[Collected data entries]
+---+
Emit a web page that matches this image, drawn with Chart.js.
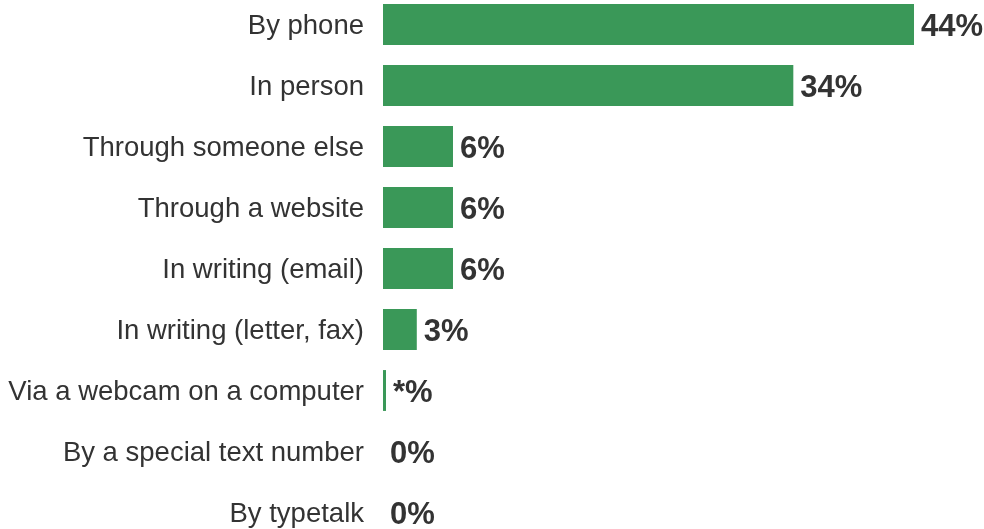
<!DOCTYPE html>
<html>
<head>
<meta charset="utf-8">
<script src="https://cdn.jsdelivr.net/npm/chart.js@4"></script>
<style>
  html, body { margin: 0; padding: 0; background: #fff; overflow: hidden; }
  #wrap { position: absolute; left: 0; top: -6px; width: 984px; height: 549px; }
</style>
</head>
<body>
<div id="wrap"><canvas id="contactChart"></canvas></div>
<script>
// données
const categories = [
    'By phone',
    'In person',
    'Through someone else',
    'Through a website',
    'In writing (email)',
    'In writing (letter, fax)',
    'Via a webcam on a computer',
    'By a special text number',
    'By typetalk'
];
const values = [44, 34, 5.8, 5.8, 5.8, 2.8, 0.25, 0, 0];
const valueLabels = ['44%', '34%', '6%', '6%', '6%', '3%', '*%', '0%', '0%'];

// étiquettes de valeur en gras au bout des barres
const valueLabelPlugin = {
    id: 'valueLabels',
    afterDatasetsDraw(chart) {
        const ctx = chart.ctx;
        const meta = chart.getDatasetMeta(0);
        ctx.save();
        ctx.font = 'bold 31px "Liberation Sans", Arial, sans-serif';
        ctx.fillStyle = '#333333';
        ctx.textAlign = 'left';
        ctx.textBaseline = 'middle';
        meta.data.forEach((bar, i) => {
            ctx.fillText(valueLabels[i], bar.x + 7, bar.y + 3);
        });
        ctx.restore();
    }
};

const ctx = document.getElementById('contactChart').getContext('2d');
new Chart(ctx, {
    type: 'bar',
    data: {
        labels: categories,
        datasets: [{
            data: values,
            backgroundColor: '#3a9858',
            borderWidth: 0,
            barPercentage: 0.67,
            categoryPercentage: 1
        }]
    },
    options: {
        indexAxis: 'y',
        responsive: true,
        maintainAspectRatio: false,
        animation: false,
        layout: { padding: 0 },
        scales: {
            x: {
                min: 0,
                max: 49.8,
                display: false
            },
            y: {
                grid: { display: false, drawTicks: false },
                border: { display: false },
                ticks: {
                    color: '#333333',
                    padding: 19,
                    labelOffset: 2,
                    font: { family: '"Liberation Sans", Arial, sans-serif', size: 27.5 }
                },
                afterFit(scale) {
                    scale.width = 383;
                    scale.paddingTop = 0;
                    scale.paddingBottom = 0;
                }
            }
        },
        plugins: {
            legend: { display: false },
            tooltip: { enabled: false }
        }
    },
    plugins: [valueLabelPlugin]
});
</script>
</body>
</html>
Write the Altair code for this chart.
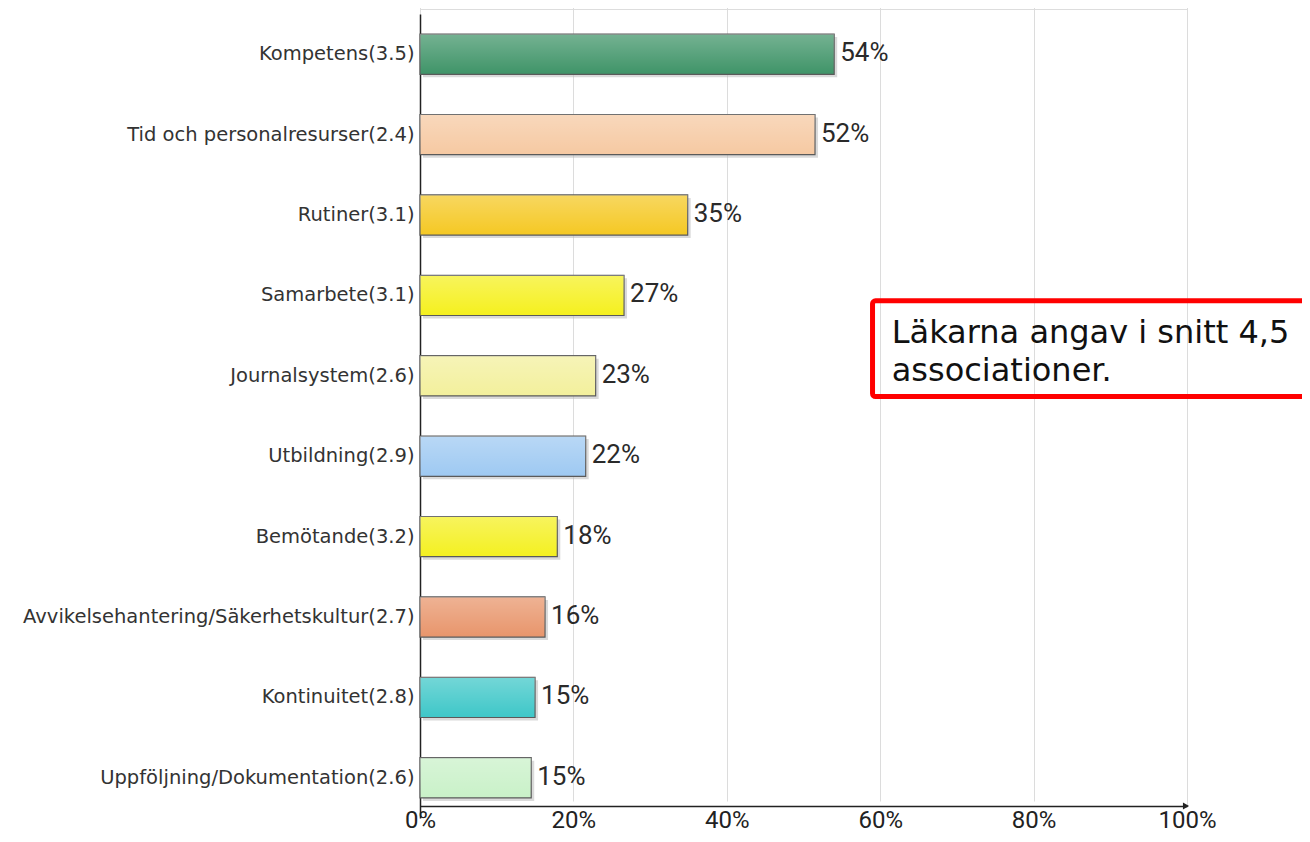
+---+
DIRECTION:
Every line of text is to be repeated exactly; pictures are left out.

WRITTEN RESPONSE:
Emit a web page that matches this image, drawn with Chart.js.
<!DOCTYPE html>
<html>
<head>
<meta charset="utf-8">
<script src="https://cdn.jsdelivr.net/npm/chart.js@4"></script>
<style>
  html, body { margin: 0; padding: 0; background: #fff; overflow: hidden; }
  #wrap { position: absolute; left: 0; top: -6px; width: 984px; height: 549px; }
</style>
</head>
<body>
<div id="wrap"><canvas id="contactChart"></canvas></div>
<script>
// données
const categories = [
    'By phone',
    'In person',
    'Through someone else',
    'Through a website',
    'In writing (email)',
    'In writing (letter, fax)',
    'Via a webcam on a computer',
    'By a special text number',
    'By typetalk'
];
const values = [44, 34, 5.8, 5.8, 5.8, 2.8, 0.25, 0, 0];
const valueLabels = ['44%', '34%', '6%', '6%', '6%', '3%', '*%', '0%', '0%'];

// étiquettes de valeur en gras au bout des barres
const valueLabelPlugin = {
    id: 'valueLabels',
    afterDatasetsDraw(chart) {
        const ctx = chart.ctx;
        const meta = chart.getDatasetMeta(0);
        ctx.save();
        ctx.font = 'bold 31px "Liberation Sans", Arial, sans-serif';
        ctx.fillStyle = '#333333';
        ctx.textAlign = 'left';
        ctx.textBaseline = 'middle';
        meta.data.forEach((bar, i) => {
            ctx.fillText(valueLabels[i], bar.x + 7, bar.y + 3);
        });
        ctx.restore();
    }
};

const ctx = document.getElementById('contactChart').getContext('2d');
new Chart(ctx, {
    type: 'bar',
    data: {
        labels: categories,
        datasets: [{
            data: values,
            backgroundColor: '#3a9858',
            borderWidth: 0,
            barPercentage: 0.67,
            categoryPercentage: 1
        }]
    },
    options: {
        indexAxis: 'y',
        responsive: true,
        maintainAspectRatio: false,
        animation: false,
        layout: { padding: 0 },
        scales: {
            x: {
                min: 0,
                max: 49.8,
                display: false
            },
            y: {
                grid: { display: false, drawTicks: false },
                border: { display: false },
                ticks: {
                    color: '#333333',
                    padding: 19,
                    labelOffset: 2,
                    font: { family: '"Liberation Sans", Arial, sans-serif', size: 27.5 }
                },
                afterFit(scale) {
                    scale.width = 383;
                    scale.paddingTop = 0;
                    scale.paddingBottom = 0;
                }
            }
        },
        plugins: {
            legend: { display: false },
            tooltip: { enabled: false }
        }
    },
    plugins: [valueLabelPlugin]
});
</script>
</body>
</html>
Write the Altair code for this chart.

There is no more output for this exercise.